My mind has been wandering the last few days; between Obama’s recent announcements regarding marriage and the LGBT community and the recent blowup in religious circles over Andy Stanley’s sermon where he didn’t label homosexuality a sin (he didn’t label it okay, either, for the record – but that wasn’t good enough for some).
There seems to be this tension in conservative churches where we need to immediately and loudly push back. Andy Stanley uses an illustration regarding a family where the father leaves the mother for another man, and the tensions that surround those relationships and the challenges that produces in the pursuit of faith and God, and he is blasted by Al Mohler for not clarifying that the father being gay was sin. It’s odd to me because I subscribe to the podcast feed and heard it before people reacted and it hit the news; the message wasn’t about sexuality. It would have hijacked it to another direction if Stanley had gone there. But it seems like there is some sort of fear that if he doesn’t clarify at every mention of same sex attraction that it’s a sin that somehow people will take it as an affirmation.

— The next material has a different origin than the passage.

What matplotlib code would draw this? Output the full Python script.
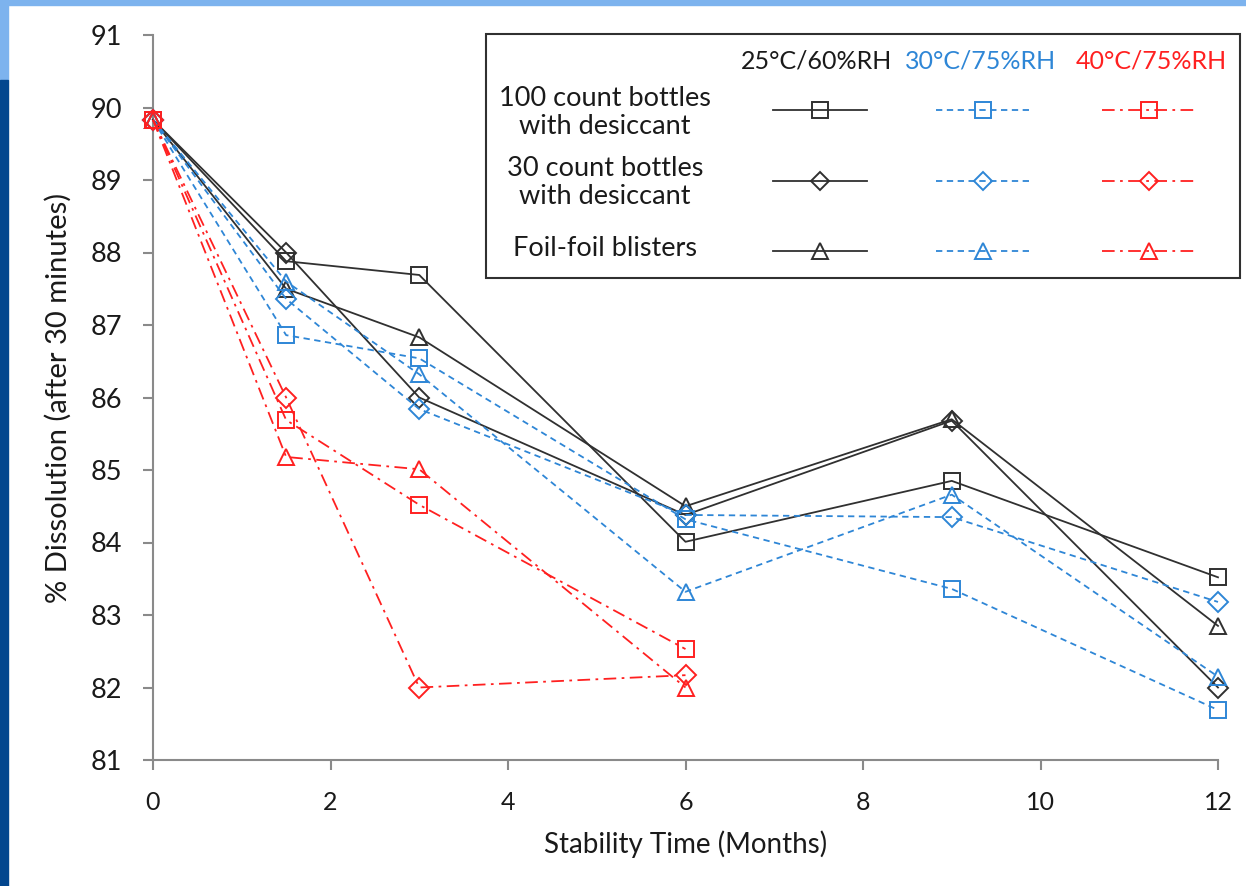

Here’s why that attitude strikes me odd. For years, one of the key points in the debate over whether the Bible frowns on, or affirms same sex relationships is Christ’s silence on the issue. On the one had, supporters would say His silence and lack of condemnation affirms same sex relationships. On the other side of interpretation, the point is made that silence does not equal permission – indeed, there are many issues that Christ was silent on. His focus was on connecting people to God and there were many social and moral issues of the day that He just never spoke about to our knowledge.
So, for the conservatives in the room, if Christ’s silence isn’t an endorsement of same sex marriage and/or LGBT relationships, why do we worry that our silence would be? If Christ could exist in the tension without being documented speaking about it, why are we so afraid that if we don’t speak up loudly at every mention, and keep affirming our positions and opinions, that the world might think the church is okay with it?
In recent surveys, the vast majority or respondents said the first word that came to mind regarding the church/Christians was ‘homophobic.’ Is that the reputation we’re called to? Is that the goal Christ had when He established His church? We are definitely being heard, but is it what the world actually needs to hear?